Shoring up the Gorge Trail

Behrend Sustainability Director, Dr. Sherri "Sam" Mason, shows off the new boardwalk in Wintergreen Gorge

Behrend Sustainability Director, Dr. Sherri "Sam" Mason, shows off the new boardwalk in Wintergreen Gorge.

Credit: Penn State Behrend


On the new boardwalk in Wintergreen Gorge—165 feet of compressed bamboo decking, set just south of the Cooper Road trailhead—Dr. Sherri “Sam” Mason, sustainability coordinator for Penn State Behrend, explained how it’s possible to protect a natural area by inviting more people to explore it.

“Having access to natural spaces affects us in so many ways,” Mason said. “There’s a physical benefit, but there also are mental and emotional components, and those factor in to how we connect with a place.
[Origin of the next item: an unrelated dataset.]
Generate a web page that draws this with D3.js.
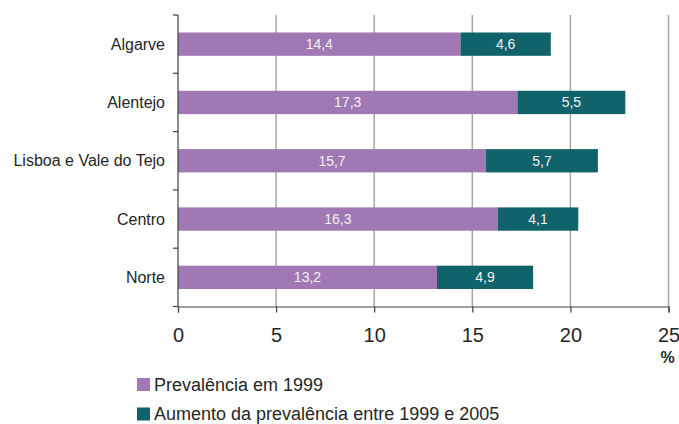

When we feel that connection, we want to protect the place.”

The boardwalk is part of a $690,000 effort to stabilize the trail system in the gorge, a designated Natural Heritage Area on and adjacent to campus. Funding for the project, which began in 2013, was provided by the Pennsylvania Department of Conservation and Natural Resources, the Pennsylvania Department of Community and Economic Development, the Erie County Department of Planning and Community Development and Penn State.

The college has maintained Wintergreen Gorge as a public resource, but foot and bicycle traffic have eroded the natural environment.

A half-mile stretch of the Cooper Road trail has been topped with a compacted aggregate surface, making it ADA-accessible. Aggregate is more permeable than asphalt but provides a surface firm enough for strollers, and even wheelchairs. The trail project created several new rain gardens, which will filter runoff from the Bayfront Connector. It also expanded the parking area at the Cooper Road trailhead and provided for educational signage.

The college has secured $380,000 in funding for the next phase of the trail project, which will extend the aggregate-topped path to Trout Run. That work is expected to begin in the fall of 2021.

“We need some time to see how this first phase improves things, particularly in regard to the water coming off the Bayfront Connector,” Mason said. “We’ll make adjustments, and we’ll develop a plan that further improves public access to the gorge while protecting the natural environment for the generations that follow us.”